[SIGCIS-Members] Origins of "clean" code

thomas.haigh at gmail.com thomas.haigh at gmail.com
Fri Sep 3 15:55:32 PDT 2021

Hello Azhar,

It's an interesting question. I don't have any definite pointers for you, but here are some ideas.

First, you could look in the ACM or IEEE digital libraries with date filters set for early uses of the word "clean" or the phrase "clean code" or several variants in it. Second, you could search Google books for the phrase "clean code." In some cases the Oxford English Dictionary is useful, but this is not a distinct new sense of the word "clean" so there is no entry. 

Second, you could dig into the metaphor. Phrases like this often start out as explicitly metaphorical, like computer memory, and become naturalized. What did it originally mean for code to be "clean". In early use, what was the opposite of "clean." Did people talk of "dirty code"? "Messy code?" Somehow "messy" or "tangled" seem more appropriate than "dirty" which is the usual antonym of clean. "Clean" and "dirty" are used together in respect of caching techniques, but that is not quite the same sense.

Dijkstra does seem to have been fond of the word "clean." One of the earliest hits in my own database of sources and notes was EWD 32 on "advanced programming," which includes both "the clean and systematic structure of the translator" and "the clean and systematic structure of the machine itself."  https://www.cs.utexas.edu/users/EWD/transcriptions/EWD00xx/EWD32.html So it seems plausible that the metaphor comes, or was at least popularized, out of the structured programming movement of the early 1970s. In this case Dijkstra was explicitly equating the design of programs with the design of machines.
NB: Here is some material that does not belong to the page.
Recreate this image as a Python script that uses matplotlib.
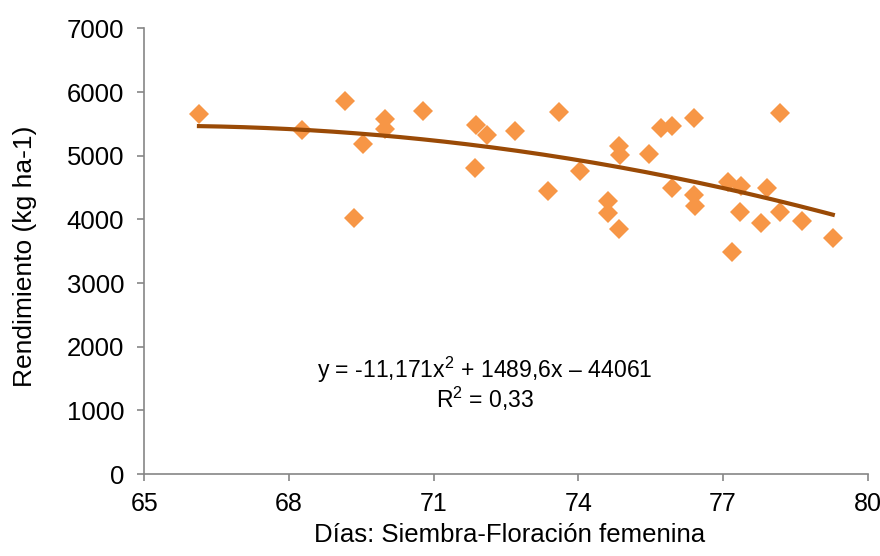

In light of the connection of cleanliness with structure and elegant mechanisms, you might also consider the historic association of cleanliness and efficiency with systematization. One of my dissertation advisors, Mauro Guillen, wrote a book _The Taylorized Beauty of the Mechanical: Scientific Management and the Rise of Modernist Architecture_ that made an interesting case for Taylorism as a kind of aesthetic preference that had a lot in common with minimalism. And of course Taylorism was just one of many managerial movements based around systematization. More generally, say, management reformers called for the adoption of desks with no drawers or built-in compartments so that papers could not accumulate.

The place where "dirty code" does seem to be used is in a special context, as "quick and dirty code" which is a more general formulation used in many design areas. But here too, it seems to go with the assumption that "clean" code is well structured and elegant.

Best wishes,


-----Original Message-----
From: Members <members-bounces at lists.sigcis.org> On Behalf Of Azhar Desai
Sent: Friday, September 3, 2021 2:19 PM
To: members at sigcis.org
Subject: [SIGCIS-Members] Origins of "clean" code


I'm a software engineer,  who reads & relies some of your work, to help make sense of working in the astonishingly ahistorical tech sector - so thank you!

I'm interested in the origins of the word "clean" in software design. In conversations about software, people might often prefer some code over another, arguing that it's "cleaner". An example from a 2020 paper on the implementation of a VPN in Linux:

> While the Linux kernel’s crypto API has a large collection of primitives... ultimately, using raw primitives with direct, non-abstracted APIs proved to be far cleaner [1] 

The most famous example is the eponymously titled book "Clean Code" (2008) which proposes snippets of code that are ostensibly always preferred.

Does anyone know where I might find out how the word "clean" came to be used like this in software? My reasons for asking are somewhat impure: I'm trying to discourage this not very meaningful word in favour of more precise language.

One of the earliest uses I've seen of "clean" is in one of Djikstra's notes from 1974 [2] on a design for arrays in response to how ALGOL 60 had it. [2] But I have no idea if it was in common use then, or had always been in the development of programming languages at least. I'd love to hear any thoughts.